South Africa


What we say in a pandemic is of critical importance, but how we say it is even more important

(Photo: Amy Gibbings / News24)

We have world-leading scientists and communicators, our social listening group is a world leader in this field, but we conflate the two. Being a world leader in virology does not mean that you understand social and behaviour-change communication.

This Covid-19 pandemic has not only created a massive body of research (more than 100,000 scientific articles in 2020), but has awakened the world to the importance of prevention and non-pharmaceutical interventions to halt or slow the spread of disease. Globally it has been known that providing clean water will prevent the spread of diarrhoea and other infectious diseases, we have known that vaccination has prevented more than 37 million deaths in the past 20 years in low- and middle-income countries alone.

What the Covid-19 pandemic has also created is a massive drive to improve communication globally about health issues; suddenly everyone knows about “vaccine hesitancy” and people talk about doubling times and variants of viruses in everyday conversations. There have been numerous webinars and discussions about how best to deal with the “infodemic”. The huge amount of information available to ordinary people (many who do not know how their bodies work and, like me, have only the vaguest idea about how the incredibly complex immune system works).
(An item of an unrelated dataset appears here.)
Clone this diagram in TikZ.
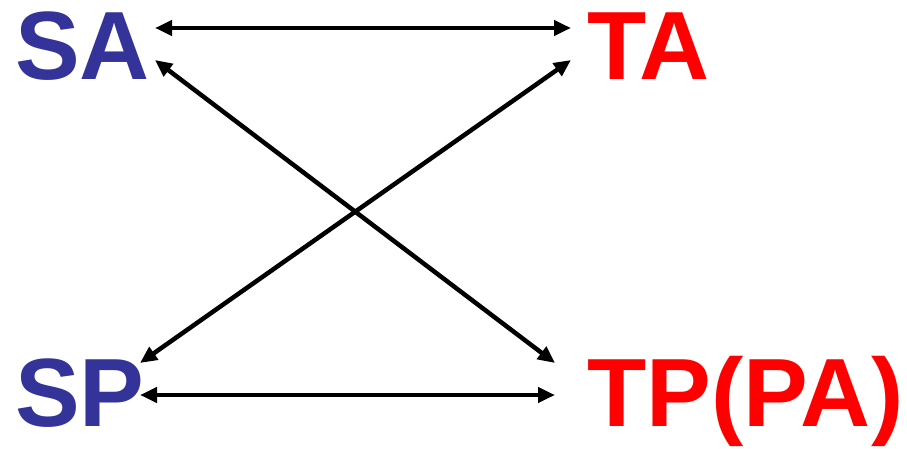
\documentclass[tikz,border=0pt]{standalone}
\usepackage{fontspec}
\setmainfont{Liberation Sans}
\usetikzlibrary{arrows.meta}
\definecolor{sblue}{HTML}{333399}
\definecolor{tred}{HTML}{FF0000}
\begin{document}
\begin{tikzpicture}[x=1pt,y=-1pt,
  lbl/.style={inner sep=0pt,anchor=base west,font=\fontsize{97}{100}\selectfont\bfseries},
  link/.style={line width=4.5pt,{Triangle[length=17pt,width=15pt]}-{Triangle[length=17pt,width=15pt]}}]
\useasboundingbox (0,0) rectangle (907,449);
\node[lbl,text=sblue] (SA) at (15,80) {SA};
\node[lbl,text=tred] (TA) at (587,80) {TA};
\node[lbl,text=sblue] (SP) at (15,426) {SP};
\node[lbl,text=tred] (TP) at (587,426) {TP(PA)};
\coordinate (a1) at (155,28);
\coordinate (a2) at (571,28);
\coordinate (b1) at (155,60);
\coordinate (b2) at (555,363);
\coordinate (c1) at (571,60);
\coordinate (c2) at (140,363);
\coordinate (d1) at (140,395);
\coordinate (d2) at (555,395);
\draw[link] (a1) -- (a2);
\draw[link] (b1) -- (b2);
\draw[link] (c1) -- (c2);
\draw[link] (d1) -- (d2);
\end{tikzpicture}
\end{document}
We have world-leading scientists and communicators, our social listening group is a world leader in this field, but we conflate the two. Being a world leader in virology does not mean that you understand social and behaviour change communication, in fact like many, the scientists believe that if you scare people enough it will ensure that they behave in a certain way to keep safe. The evidence from numerous studies and interventions (lessons we learnt from the HIV epidemic) shows otherwise.

There is a field of study which looks at social and behaviour change, another that looks at risk communication and community engagement. These fields of study have looked at not only the outputs of communication, but the impacts and there are a number of outcomes we look for. We want people to be:

  • Informed
  • Concerned
  • Aware
  • Calm

What we don’t want is for people to panic, not understand or not be able or willing to implement the important measures that need to be taken. What we don’t want is to victim blame or stigmatise people who are infected with the illness (all lessons learnt from the HIV epidemic).

So what should we do?

We should have a coherent strategy. We should ensure that important information about how people can protect themselves is known and emphasised. We should be listening carefully to why people are not protecting themselves and create an environment to make the healthy choice the easier choice. We should ensure that communicators understand that important issues such as ventilation are front and centre to communications. We should be measured in the information that is shared on platforms like television — dazzling people with graphs that even people with master’s degrees do not understand is not good communication. I am not saying that the information should not be available, but how it is presented is critical.

For example, last week we learnt that our scientists (world class) have uncovered a new viral variant that produces the Covid-19 illness. What do we need to know?

  1. There is a new variant;
  2. We don’t know much about it except that it seems to be spreading fairly rapidly;
  3. We are carefully monitoring it;
  4. We know that the preventive measures — ventilation, distancing, mask wearing and so on — help prevent the spread of this variant;
  5. We are pretty sure that vaccination will protect us from serious illness (and death);
  6. We have the world’s best scientists working day and night to find out more;
  7. People need to protect themselves — the best ways known worldwide — through vaccination, distancing (especially not being in crowds), good ventilation and mask wearing; and
  8. We will keep you informed.

This information needs to be in all languages so that everyone can understand it.

This kind of authoritative communication needs to come from the government and be consistent throughout. That means a comprehensive communication strategy (with money allocated to it). It will generate trust and help to counter the numerous “experts” spreading misinformation.

Finally, we need to think of the future — why does our population not know how the body works (even in the most rudimentary way)? How can we change this? In the Aids epidemic, the Treatment Action Campaign knew that building HIV literacy was critical to saving lives and helping people continue to take their medicines for the long haul. Now we have to build national health literacy so that when new variants arise, or another disease, we have a better base on which to build.

We also need to build our social networks to enable communication to not just be at a national level, but that the important information is available to numerous people who will spread it in their communities.

There is so much known about health communication, about how to communicate in a crisis — we just need to implement it. DM

Prof Susan Goldstein is deputy director and chief operating officer of the SAMRC Centre for Health Economics and Decision Science (PRICELESS SA) at the University of the Witwatersrand’s School of Public Health.